L.A. Compact Study Shows Need for Continued Cooperation in Education

By Ed Coghlan

The Los Angeles economy has a problem.

Employers need more workers with bachelor's degrees—and the pipeline isn't nearly full enough. "It is imperative we do better," said UNITE-LA President & CEO David Rattray. "Not only do more college graduates improve individual job prospects, they also can bridge the equity gap that persists in L.A. County, where thousands of families have never had a family member even attend college much less graduate."

This is exactly the type of problem that the L.A. Compact was formed to address. The L.A. Compact, which UNITE-LA convenes, brings together leaders from early childhood, K12, higher education, government, and the labor and business sectors in the region to close the education and workforce gaps caused by system inequities and racism.

For families who have not finished college before, generally the community colleges are where people start. So how do we make sure that people succeed in community college and move on to four-year institutions?

That is a question that members of the L.A. Compact's Student Success Workgroup set out to answer. Members of the workgroup include higher education administrators focused on promoting college student success and who recognize that no single institution alone can solve the complex education challenges facing our region.

As the convener of the workgroup, UNITE-LA commissioned WestEd to conduct a research study that has educators from elementary through the California State college system talking about how we can do better to increase student college completion.

In particular, the study looked at Associate Degrees for Transfer (ADTs) from California Community Colleges which are two-year associate degrees that are fully transferable to CSU schools.
What they found out was interesting:

  1. ADTs are doing a good job: students with ADTs transfer a year faster than others.
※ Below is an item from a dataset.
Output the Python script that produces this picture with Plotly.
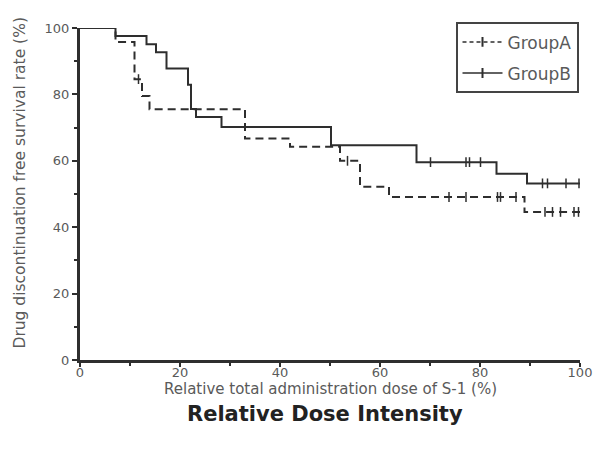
import plotly.graph_objects as go

# Kaplan-Meier style step data (x = relative dose %, y = survival %)
group_a_x = [0, 7.1, 10.9, 12.4, 13.9, 33.0, 42.0, 52.0, 56.0, 61.8, 88.9, 100]
group_a_y = [100, 95.8, 84.6, 79.5, 75.5, 66.7, 64.2, 60.0, 52.2, 49.1, 44.6, 44.6]
group_a_censor = [11.7, 53.5, 73.8, 77.2, 83.5, 84.1, 87.2, 93.0, 94.5, 96.1, 98.8, 99.7]

group_b_x = [0, 7.1, 13.3, 15.2, 17.3, 21.6, 22.2, 23.2, 28.3, 50.2, 67.3, 83.3, 89.4, 100]
group_b_y = [100, 97.6, 95.1, 92.7, 87.8, 82.9, 75.6, 73.2, 70.2, 64.7, 59.6, 56.1, 53.2, 53.2]
group_b_censor = [70.1, 77.2, 77.9, 80.1, 92.5, 93.5, 97.2, 99.8]

x_ticks = [0, 20, 40, 60, 80, 100]
y_ticks = [0, 20, 40, 60, 80, 100]

LINE = "#2e2e2e"
TEXT = "#5a5a5a"
FONT = "DejaVu Sans"


def step_value(xs, ys, x):
    """Survival value of a right-continuous step function at x."""
    val = ys[0]
    for sx, sy in zip(xs, ys):
        if sx <= x:
            val = sy
        else:
            break
    return val


fig = go.Figure()

for name, xs, ys, cens, dash in [
    ("GroupA", group_a_x, group_a_y, group_a_censor, "8px,5px"),
    ("GroupB", group_b_x, group_b_y, group_b_censor, "solid"),
]:
    # survival curve
    fig.add_trace(go.Scatter(
        x=xs, y=ys, mode="lines", line_shape="hv",
        line=dict(color=LINE, width=2, dash=dash),
        showlegend=False, legendgroup=name, hoverinfo="skip",
    ))
    # censored observations
    fig.add_trace(go.Scatter(
        x=cens, y=[step_value(xs, ys, c) for c in cens], mode="markers",
        marker=dict(symbol="line-ns", size=7, line=dict(color=LINE, width=1.5)),
        showlegend=False, legendgroup=name,
    ))
    # legend entry
    fig.add_trace(go.Scatter(
        x=[None], y=[None], mode="lines+markers", name=name, legendgroup=name,
        line=dict(color=LINE, width=1.5, dash="4px,3px" if dash != "solid" else "solid"),
        marker=dict(symbol="line-ns", size=7, line=dict(color=LINE, width=2)),
    ))

axis_common = dict(
    showgrid=False, zeroline=False, showline=True, linecolor=LINE, linewidth=3,
    ticks="outside", tickwidth=2, tickcolor=LINE,
    tickfont=dict(family=FONT, size=13, color=TEXT),
    minor=dict(ticks="outside", ticklen=3, tickwidth=2, tickcolor=LINE, dtick=10),
)

fig.update_xaxes(range=[0, 100], tickvals=x_ticks, ticklen=4, ticklabelstandoff=-6, **axis_common)
fig.update_yaxes(range=[0, 100], tickvals=y_ticks, ticklen=5, **axis_common)

title_font = dict(family=FONT, size=15, color=TEXT)
fig.add_annotation(
    text="Relative total administration dose of S-1 (%)", xref="paper", yref="paper",
    x=0.5, y=-0.088, xanchor="center", yanchor="middle", showarrow=False, font=title_font,
)
fig.add_annotation(
    text="Drug discontinuation free survival rate (%)", xref="paper", yref="paper",
    x=-0.119, y=0.533, xanchor="center", yanchor="middle", showarrow=False,
    textangle=-90, font=dict(family=FONT, size=15.5, color=TEXT),
)
fig.add_annotation(
    text="<b>Relative Dose Intensity</b>", xref="paper", yref="paper",
    x=0.49, y=-0.162, xanchor="center", yanchor="middle", showarrow=False,
    font=dict(family=FONT, size=21, color="#222"),
)

fig.update_layout(
    width=604, height=454,
    margin=dict(l=80, r=18, t=28, b=94),
    paper_bgcolor="white", plot_bgcolor="white",
    legend=dict(
        x=0.751, y=1.017, xanchor="left", yanchor="top",
        bordercolor="#444", borderwidth=2, bgcolor="white",
        font=dict(family=FONT, size=17, color=TEXT),
        tracegroupgap=6, itemwidth=40, entrywidth=82,
    ),
)

fig.write_html("out.html")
However, there's a lack of them transferring into majors that lead to higher paying jobs in health and STEM.
  2. There's considerable evidence of tracking—students choosing majors are highly correlated to their gender and ethnicity.
  3. Many community college students are earning nonspecific associate degrees—which can leave four-year institutions at a disadvantage about what majors to provide that can help prepare students for life and work
  4. Students in non-specific majors take longer to transfer. The longer they are in school the less likely they are to finish and their lifetime earnings will be lower.

So, what do we do with these findings?

Plainly, ADT Pathways need to be strengthened in fields like STEM and health—with an eye toward attracting more Latinx and African American students. For CSU, it means creating more opportunities for these students to major in fields that align with the needs of the local workforce. That means figuring out how to expand the size of programs if they are full.

The fix to these issues isn't found just at CSU or the community colleges or even in high school.

"We have to be more intentional about higher education pipelines starting in middle school," said Dr. Terri Gomez, Associate Provost for Student Success, Equity and Innovation at Cal Poly Pomona. "We need to demystify higher education for first generation students."

Dr. James Limbaugh has been the President of West Los Angeles Community College since 2016 and he praised the ADTs as an appropriate way to help students succeed. He also said he was glad that UNITE-LA is leading on the issue of addressing changes to the education system in Los Angeles.

"It takes an entity like UNITE-LA to orchestrate this conversation," he said. "All of us are fighting our own day-to-day battles in our own schools and a third party like them can help us identify and make changes that can benefit students in the region."

But what we've learned is change doesn't start in the community colleges, it starts way before that. The L.A. Compact Student Success Group is working on ideas that can identify and inspire students in high school and even middle school in the importance the role college can play in changing their lives.

There are 88 school districts in Los Angeles County—many that serve large populations of students who would be the first to go to college. One of those is Lynwood Unified in southeast Los Angeles County that has launched "College Promise" to help families create college savings accounts for new kindergarten students.

"We have learned that aside from awareness you need to have systems that emphasize and support post-secondary options as soon as possible. We believe that earlier intervention by all of us, from higher education to local school districts, can help address the need our area has for more college graduates," said Dr. Gudiel R. Crosthwaite, Lynwood School Superintendent.

So, what happens now?

A group of educators from CSU schools, L.A. community colleges and K-12 leaders are going to work on creating some real-world action plans that can address the issues that keep students from going to college or succeeding in college, that hinder African American and Latinx students from getting into academic majors in STEM and healthcare and address the other major findings from the study.

The goal is to have the ideas formed into action plans by the end of the year and be presented to campus leadership for consideration and possible implementation in 2022.

Kathy Booth is Project Director for Educational Data and Policy at WestEd who conducted the study.

"It literally takes the whole community to make students' dreams come true. This study shows that there are ways for community colleges to partner with K-12, CSU and employers to accelerate first-generation college-goers toward a bachelor’s degree," she said. "We can and should grow successful strategies and identify where new approaches are needed so that all students can attain their dreams of sustaining themselves, their families and their communities."

For UNITE-LA's President & CEO Rattray this is a moment where real change can happen which will allow more youth to learn and thrive.

"We know that education and career success occur when more individuals obtain degrees. These findings and resulting actions can not only help our economy continue to grow, but also can help more students attend and finish college and help close the equity gap in our communities."